RIFT (Reactor In Flight Testing) was a plan to implement NERVA (Nuclear Engine for Rocket Vehicle Application), otherwise known as Project Rover. (Ah, there's nothing like a sea of acronyms and code names in the morning.) The idea was to use a nuclear reactor as a rocket stage, ideally once you'd left the atmosphere. This wasn't anything like a nuclear weapon; you're basically pumping some kind of medium through a reactor and using the heat of the reactor to get it to a super-hot temperature and eject it out the back of the reactor, providing thrust. They were being looked at first as part of the Apollo project, and then for other deep-space exploration purposes, because compared to a chemical rocket you can get a lot more thrust, for a longer time, from a nuclear reactor rocket, at least in principle.
The RIFT project was cancelled when it became clear that they didn't need it for Apollo. The entire NERVA project was eventually shelved as the space program in general became gradually under strain from the ever-growing budget requirements imposed by the Vietnam War and the scaling back of American space exploration ambitions after Apollo. (If I were going to point out one thing that I think is under-appreciated by most Americans, it is the way that the Vietnam War ended up shutting down many other possible directions for American society. It truly was a "zero-sum game" in many ways, and plenty of things that were much more interesting/intriguing were abandoned in the face of trying to sustain a war of choice.)
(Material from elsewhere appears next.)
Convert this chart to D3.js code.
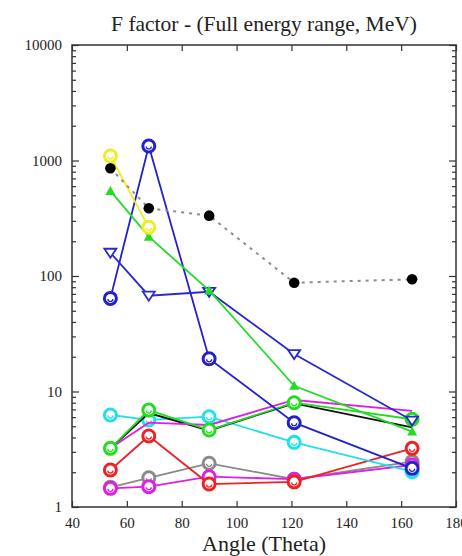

Anyway, the implication of such a flight would have been a possibly deeper commitment to longer-range manned space travel. That was what these space reactors were being looked at for doing. There are no bans about putting nuclear reactors in space; there are only bans in putting nuclear weapons in space (the Outer Space Treaty, 1967) and the testing of nuclear weapons in space (the Partial Test Ban Treaty, 1963). Neither would apply to a NERVA rocket being used for peaceful purposes. The PTBT would apply to ban spaceflight schemes that used nuclear explosions (like Project Orion), but not nuclear reactors. So NERVA was not a casualty of any treaty; it was a casualty of budget cuts and mission changes.